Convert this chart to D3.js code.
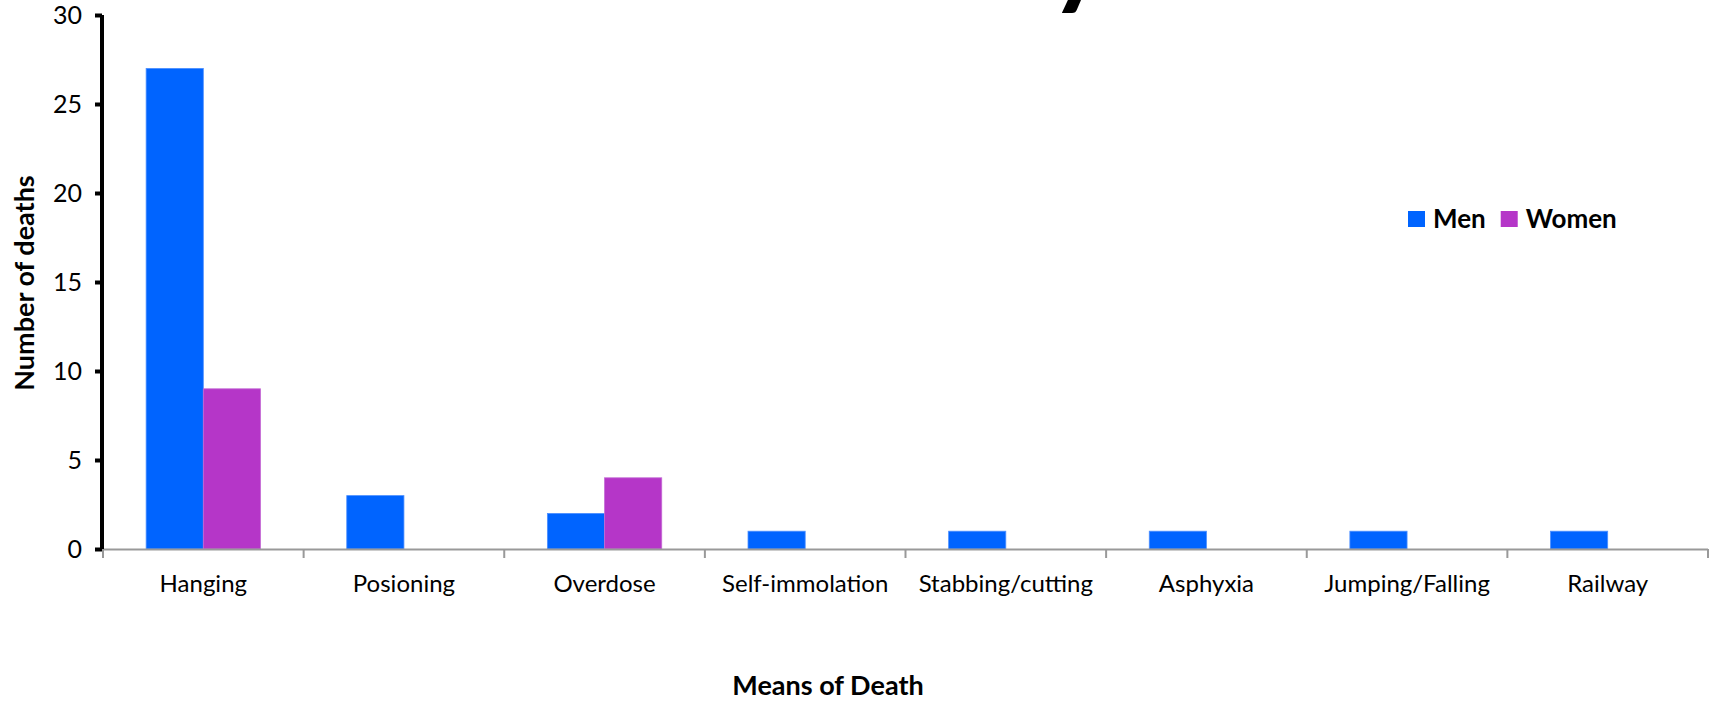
<!DOCTYPE html>
<html>
<head>
<meta charset="utf-8">
<script src="https://cdn.jsdelivr.net/npm/d3@7"></script>
<style>
  body { margin: 0; background: #fff; }
  text { font-family: Lato, "Open Sans", sans-serif; }
</style>
</head>
<body>
<div id="chart"></div>
<script>
// data
var categories = ["Hanging", "Posioning", "Overdose", "Self-immolation", "Stabbing/cutting", "Asphyxia", "Jumping/Falling", "Railway"]
var series = ["Men", "Women"]
var men = [27, 3, 2, 1, 1, 1, 1, 1]
var women = [9, 0, 4, 0, 0, 0, 0, 0]
var yTicks = [0, 5, 10, 15, 20, 25, 30]
var colors = ["#0064ff", "#b536c8"]

var W = 1719, H = 701
var mLeft = 103, mRight = 1708, mTop = 15, mBottom = 549

var svg = d3.select("#chart").append("svg")
	.attr("width", W)
	.attr("height", H)

// title is cut off above the frame, only the descender of its last letter shows
svg.append("text")
	.attr("x", 1108)
	.attr("y", -6)
	.attr("text-anchor", "end")
	.style("font-size", "112px")
	.style("font-weight", "bold")
	.text("Means of Suicide by")

var x0 = d3.scaleBand()
	.domain(categories)
	.range([mLeft, mRight])
	.paddingInner(0.43)
	.paddingOuter(0.215)

var x1 = d3.scaleBand()
	.domain(series)
	.range([0, x0.bandwidth()])

var y = d3.scaleLinear()
	.domain([0, 30])
	.range([mBottom, mTop])

var rows = categories.map(function (c, i) {
	return { cat: c, values: [men[i], women[i]] }
})

// bars
var g = svg.append("g")
g.selectAll("g.cat")
	.data(rows)
	.enter().append("g")
	.attr("class", "cat")
	.attr("transform", function (d) { return "translate(" + x0(d.cat) + ",0)" })
	.selectAll("rect")
	.data(function (d) {
		return d.values.map(function (v, j) { return { s: series[j], v: v, j: j } }).filter(function (d) { return d.v > 0 })
	})
	.enter().append("rect")
	.attr("x", function (d) { return x1(d.s) })
	.attr("width", x1.bandwidth())
	.attr("y", function (d) { return y(d.v) })
	.attr("height", function (d) { return y(0) - y(d.v) })
	.style("fill", function (d) { return colors[d.j] })
	.style("stroke", function (d) { return d.j == 0 ? "#4d8fff" : "#c46ad4" })
	.style("stroke-width", 0.8)

// x axis, grey with ticks at category boundaries
var step = x0.step()
var xg = svg.append("g")
xg.append("line")
	.attr("x1", mLeft).attr("x2", mRight)
	.attr("y1", mBottom + 0.5).attr("y2", mBottom + 0.5)
	.style("stroke", "#999").style("stroke-width", 2)
xg.selectAll("line.tick")
	.data(d3.range(categories.length + 1))
	.enter().append("line")
	.attr("class", "tick")
	.attr("x1", function (i) { return mLeft + i * step })
	.attr("x2", function (i) { return mLeft + i * step })
	.attr("y1", mBottom).attr("y2", mBottom + 9)
	.style("stroke", "#999").style("stroke-width", 2)
xg.selectAll("text")
	.data(categories)
	.enter().append("text")
	.attr("x", function (d) { return x0(d) + x0.bandwidth() / 2 })
	.attr("y", 592)
	.attr("text-anchor", "middle")
	.style("font-size", "24px")
	.text(function (d) { return d })

// y axis, black
var yAxis = d3.axisLeft(y)
	.tickValues(yTicks)
	.tickSize(7)
	.tickPadding(13)
	.tickFormat(d3.format("d"))
var yg = svg.append("g")
	.attr("transform", "translate(" + (mLeft - 1) + ",0)")
	.call(yAxis)
yg.select(".domain").attr("d", "M0," + mTop + "V" + mBottom).style("stroke", "#000").style("stroke-width", 4)
yg.selectAll(".tick line").style("stroke", "#000").style("stroke-width", 4)
yg.selectAll(".tick text")
	.style("font-size", "25px")
	.style("font-family", "Lato, 'Open Sans', sans-serif")
	.attr("fill", "#000")

// axis titles
svg.append("text")
	.attr("transform", "translate(34,283) rotate(-90)")
	.attr("text-anchor", "middle")
	.style("font-size", "27px")
	.style("font-weight", "bold")
	.text("Number of deaths")

svg.append("text")
	.attr("x", 828)
	.attr("y", 695)
	.attr("text-anchor", "middle")
	.style("font-size", "27px")
	.style("font-weight", "bold")
	.text("Means of Death")

// legend
var legend = svg.append("g").attr("transform", "translate(1408,211)")
var lx = 0
series.forEach(function (s, i) {
	var item = legend.append("g").attr("transform", "translate(" + lx + ",0)")
	item.append("rect")
		.attr("width", 17).attr("height", 16)
		.style("fill", colors[i])
	var t = item.append("text")
		.attr("x", 25).attr("y", 17)
		.style("font-size", "26px")
		.style("font-weight", "bold")
		.text(s)
	lx += 25 + t.node().getComputedTextLength() + 15
})
</script>
</body>
</html>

### Problem details
Exclude every picture and copy the remaining data exactly.

### Solution
Convert this chart to D3.js code.
<!DOCTYPE html>
<html>
<head>
<meta charset="utf-8">
<script src="https://cdn.jsdelivr.net/npm/d3@7"></script>
<style>
  body { margin: 0; background: #fff; }
  text { font-family: Lato, "Open Sans", sans-serif; }
</style>
</head>
<body>
<div id="chart"></div>
<script>
// data
var categories = ["Hanging", "Posioning", "Overdose", "Self-immolation", "Stabbing/cutting", "Asphyxia", "Jumping/Falling", "Railway"]
var series = ["Men", "Women"]
var men = [27, 3, 2, 1, 1, 1, 1, 1]
var women = [9, 0, 4, 0, 0, 0, 0, 0]
var yTicks = [0, 5, 10, 15, 20, 25, 30]
var colors = ["#0064ff", "#b536c8"]

var W = 1719, H = 701
var mLeft = 103, mRight = 1708, mTop = 15, mBottom = 549

var svg = d3.select("#chart").append("svg")
	.attr("width", W)
	.attr("height", H)

// title is cut off above the frame, only the descender of its last letter shows
svg.append("text")
	.attr("x", 1108)
	.attr("y", -6)
	.attr("text-anchor", "end")
	.style("font-size", "112px")
	.style("font-weight", "bold")
	.text("Means of Suicide by")

var x0 = d3.scaleBand()
	.domain(categories)
	.range([mLeft, mRight])
	.paddingInner(0.43)
	.paddingOuter(0.215)

var x1 = d3.scaleBand()
	.domain(series)
	.range([0, x0.bandwidth()])

var y = d3.scaleLinear()
	.domain([0, 30])
	.range([mBottom, mTop])

var rows = categories.map(function (c, i) {
	return { cat: c, values: [men[i], women[i]] }
})

// bars
var g = svg.append("g")
g.selectAll("g.cat")
	.data(rows)
	.enter().append("g")
	.attr("class", "cat")
	.attr("transform", function (d) { return "translate(" + x0(d.cat) + ",0)" })
	.selectAll("rect")
	.data(function (d) {
		return d.values.map(function (v, j) { return { s: series[j], v: v, j: j } }).filter(function (d) { return d.v > 0 })
	})
	.enter().append("rect")
	.attr("x", function (d) { return x1(d.s) })
	.attr("width", x1.bandwidth())
	.attr("y", function (d) { return y(d.v) })
	.attr("height", function (d) { return y(0) - y(d.v) })
	.style("fill", function (d) { return colors[d.j] })
	.style("stroke", function (d) { return d.j == 0 ? "#4d8fff" : "#c46ad4" })
	.style("stroke-width", 0.8)

// x axis, grey with ticks at category boundaries
var step = x0.step()
var xg = svg.append("g")
xg.append("line")
	.attr("x1", mLeft).attr("x2", mRight)
	.attr("y1", mBottom + 0.5).attr("y2", mBottom + 0.5)
	.style("stroke", "#999").style("stroke-width", 2)
xg.selectAll("line.tick")
	.data(d3.range(categories.length + 1))
	.enter().append("line")
	.attr("class", "tick")
	.attr("x1", function (i) { return mLeft + i * step })
	.attr("x2", function (i) { return mLeft + i * step })
	.attr("y1", mBottom).attr("y2", mBottom + 9)
	.style("stroke", "#999").style("stroke-width", 2)
xg.selectAll("text")
	.data(categories)
	.enter().append("text")
	.attr("x", function (d) { return x0(d) + x0.bandwidth() / 2 })
	.attr("y", 592)
	.attr("text-anchor", "middle")
	.style("font-size", "24px")
	.text(function (d) { return d })

// y axis, black
var yAxis = d3.axisLeft(y)
	.tickValues(yTicks)
	.tickSize(7)
	.tickPadding(13)
	.tickFormat(d3.format("d"))
var yg = svg.append("g")
	.attr("transform", "translate(" + (mLeft - 1) + ",0)")
	.call(yAxis)
yg.select(".domain").attr("d", "M0," + mTop + "V" + mBottom).style("stroke", "#000").style("stroke-width", 4)
yg.selectAll(".tick line").style("stroke", "#000").style("stroke-width", 4)
yg.selectAll(".tick text")
	.style("font-size", "25px")
	.style("font-family", "Lato, 'Open Sans', sans-serif")
	.attr("fill", "#000")

// axis titles
svg.append("text")
	.attr("transform", "translate(34,283) rotate(-90)")
	.attr("text-anchor", "middle")
	.style("font-size", "27px")
	.style("font-weight", "bold")
	.text("Number of deaths")

svg.append("text")
	.attr("x", 828)
	.attr("y", 695)
	.attr("text-anchor", "middle")
	.style("font-size", "27px")
	.style("font-weight", "bold")
	.text("Means of Death")

// legend
var legend = svg.append("g").attr("transform", "translate(1408,211)")
var lx = 0
series.forEach(function (s, i) {
	var item = legend.append("g").attr("transform", "translate(" + lx + ",0)")
	item.append("rect")
		.attr("width", 17).attr("height", 16)
		.style("fill", colors[i])
	var t = item.append("text")
		.attr("x", 25).attr("y", 17)
		.style("font-size", "26px")
		.style("font-weight", "bold")
		.text(s)
	lx += 25 + t.node().getComputedTextLength() + 15
})
</script>
</body>
</html>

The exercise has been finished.